Le mardi 3 novembre, plusieurs syndicats de police ont appelé à la grève. Suivi par 80% de la police scientifique de France, cet appel dénonce des conditions de travail bien différentes de celles de leurs collègues.

Le travail de la police scientifique ne se limite pas à l'intérieur d'un laboratoire. CC Campus France sur Flickr

1.300 manifestants sur l’ensemble de la France, dont une vingtaine à Toulouse, selon l’intersyndicale du mouvement. Ce 3 novembre, les syndicats de police (SNPPS-Unsa, Snapatsi-CFE-CGC et Snipat-FO) se sont regroupés pour dénoncer la différence de statuts entre la police technique et scientifique, et le reste de leurs collègues. En effet, ils héritent des mêmes contraintes que la police de terrain, sans jouir du même statut et de la même protection. « Aujourd’hui, nous n’avons pas le même statut que les policiers actifs », explique Eric Mora, chargé de communication du SNPPS. « Il y a un cadre professionnel à respecter. Notre pénibilité n’est, par exemple, pas reconnue. »

Dans les faits, cette différence de conditions de travail se traduit par un salaire moins élevé, une absence de suivi psychologique et de retraite anticipé, et une situation sur le terrain qui n’est pas protégée. Leur travail peut revêtir plusieurs angles : le traitement en laboratoire, tâche que l’on relie habituellement à la police scientifique, mais aussi travail sur le terrain. « Nous pouvons intervenir dans les cités, en civil. Nous sommes alors identifiés comme des policiers (ndlr : et non des policiers scientifiques), mais nous n’avons pas la même protection ». Depuis 2002, ils doivent ainsi porter sur le terrain des gilets pare-balles, mais les risques ne sont toujours pas reconnus. « Ce sont les contraintes de la police active, mais sans le statut qui va avec ».

Une recherche de reconnaissance qui n’est pas nouvelle

Les demandes des syndicats visent à combler ce vide administratif. Ils réclament ainsi « un statut actif qui prend en compte les particularités de la filière, ses risques et sa pénibilité », « la reconnaissance du caractère opérationnel des missions des agents PTS », « un départ anticipé à la retraite en raison de la pénibilité des missions », « la prise en compte des primes dans le calcul de la retraite » et « le respect de la législation européenne concernant le temps de travail et la durée minimale de repos entre deux vacations ».

Ce n’est pas la première fois que les syndicats appellent à la grève. En 2010, la mise en place d’un statut spécial était déjà réclamée. Le 22 octobre dernier, le Président François Hollande avait annoncé vouloir une revalorisation « ambitieuse et massive » de la branche scientifique. Mais l’administration et les syndicats n’ont pas trouvé d’arrangement pendant la durée du préavis. Si des mesures sont proposées, elles ne correspondent pas aux demandes de l’intersyndicale.
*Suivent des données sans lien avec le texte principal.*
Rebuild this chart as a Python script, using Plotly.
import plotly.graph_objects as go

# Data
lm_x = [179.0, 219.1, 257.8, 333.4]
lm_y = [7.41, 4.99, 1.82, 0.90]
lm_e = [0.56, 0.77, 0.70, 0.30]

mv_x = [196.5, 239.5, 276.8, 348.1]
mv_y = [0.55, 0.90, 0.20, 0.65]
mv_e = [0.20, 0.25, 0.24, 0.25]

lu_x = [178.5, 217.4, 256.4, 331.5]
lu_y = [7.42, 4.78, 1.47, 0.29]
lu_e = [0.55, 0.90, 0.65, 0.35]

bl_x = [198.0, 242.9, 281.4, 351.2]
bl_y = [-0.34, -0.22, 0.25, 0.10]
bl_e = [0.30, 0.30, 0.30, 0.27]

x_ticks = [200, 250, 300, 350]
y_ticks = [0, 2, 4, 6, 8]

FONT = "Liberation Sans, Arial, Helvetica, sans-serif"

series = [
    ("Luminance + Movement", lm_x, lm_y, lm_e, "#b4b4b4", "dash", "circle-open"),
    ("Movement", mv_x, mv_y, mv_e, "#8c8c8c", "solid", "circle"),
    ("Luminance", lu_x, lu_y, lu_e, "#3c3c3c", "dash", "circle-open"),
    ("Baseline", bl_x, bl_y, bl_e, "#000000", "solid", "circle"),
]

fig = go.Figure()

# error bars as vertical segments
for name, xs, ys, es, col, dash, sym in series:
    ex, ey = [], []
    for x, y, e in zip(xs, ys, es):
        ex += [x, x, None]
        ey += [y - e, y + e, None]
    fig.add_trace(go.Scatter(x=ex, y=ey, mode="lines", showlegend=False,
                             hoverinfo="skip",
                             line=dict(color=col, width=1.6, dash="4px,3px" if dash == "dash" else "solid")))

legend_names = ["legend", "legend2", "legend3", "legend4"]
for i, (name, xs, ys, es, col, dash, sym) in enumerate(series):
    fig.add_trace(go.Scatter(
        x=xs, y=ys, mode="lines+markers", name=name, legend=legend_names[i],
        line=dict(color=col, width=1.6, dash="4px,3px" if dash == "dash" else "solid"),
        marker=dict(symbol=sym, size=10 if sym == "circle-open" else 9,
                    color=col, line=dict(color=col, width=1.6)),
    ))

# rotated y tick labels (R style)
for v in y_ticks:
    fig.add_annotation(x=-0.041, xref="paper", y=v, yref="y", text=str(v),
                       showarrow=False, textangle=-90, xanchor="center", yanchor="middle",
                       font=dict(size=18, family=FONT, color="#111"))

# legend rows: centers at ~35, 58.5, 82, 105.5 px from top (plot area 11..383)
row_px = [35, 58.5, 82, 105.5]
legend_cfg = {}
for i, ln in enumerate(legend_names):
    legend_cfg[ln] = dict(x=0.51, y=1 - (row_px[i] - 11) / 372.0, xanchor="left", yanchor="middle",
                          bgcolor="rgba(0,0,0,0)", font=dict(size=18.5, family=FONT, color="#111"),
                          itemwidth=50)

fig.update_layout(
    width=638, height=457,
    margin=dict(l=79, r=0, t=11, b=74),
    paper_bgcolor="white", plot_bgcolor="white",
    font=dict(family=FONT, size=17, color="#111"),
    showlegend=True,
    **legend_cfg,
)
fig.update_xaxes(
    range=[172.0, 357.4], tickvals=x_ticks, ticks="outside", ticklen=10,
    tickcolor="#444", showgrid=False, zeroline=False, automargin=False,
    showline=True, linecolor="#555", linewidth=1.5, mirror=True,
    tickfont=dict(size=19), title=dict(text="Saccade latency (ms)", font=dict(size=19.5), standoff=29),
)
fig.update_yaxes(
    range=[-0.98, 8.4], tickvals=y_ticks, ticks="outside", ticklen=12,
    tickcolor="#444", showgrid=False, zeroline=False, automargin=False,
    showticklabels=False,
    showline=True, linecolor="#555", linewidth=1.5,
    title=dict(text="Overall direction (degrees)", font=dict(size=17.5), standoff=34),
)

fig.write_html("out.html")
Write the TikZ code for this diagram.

Un secteur qui reste mal connu

La situation actuelle résulte d’une évolution interne de la police scientifique. « Dans les années 90, elle explose. On recrute alors beaucoup de policiers actifs. » Quelques années plus tard, le recrutement s’axe davantage sur des techniciens, des ingénieurs (ASPTS : agents spécialisés de la police technique et scientifique). Ils travaillent alors, en grande majorité, dans les laboratoires. « Au début des années 2000, il y a une évolution de la profession. Au fur et à mesure, les postes tenus par des policiers actifs sont tenus par des scientifiques ».

Cette évolution est peu connue du grand public. L’image de la police scientifique reste, surtout aujourd’hui, dictée par les séries télévisées. Elles ne représentent pas forcément l’étendue du travail de la branche scientifique. « Le recrutement qu’on fait aujourd’hui vient de l’influence des séries télé », reconnaît Eric Mora.

Pour l’instant, un nouvel appel à la grève n’a pas été lancé. Un nouvel arrêt des services pourrait paralyser une bonne partie de la police, ce qui paraît difficilement faisable dans une période d’état d’urgence. Ce vendredi 13 novembre, la police scientifique était sur le terrain, aux côtés de ses collègues actifs.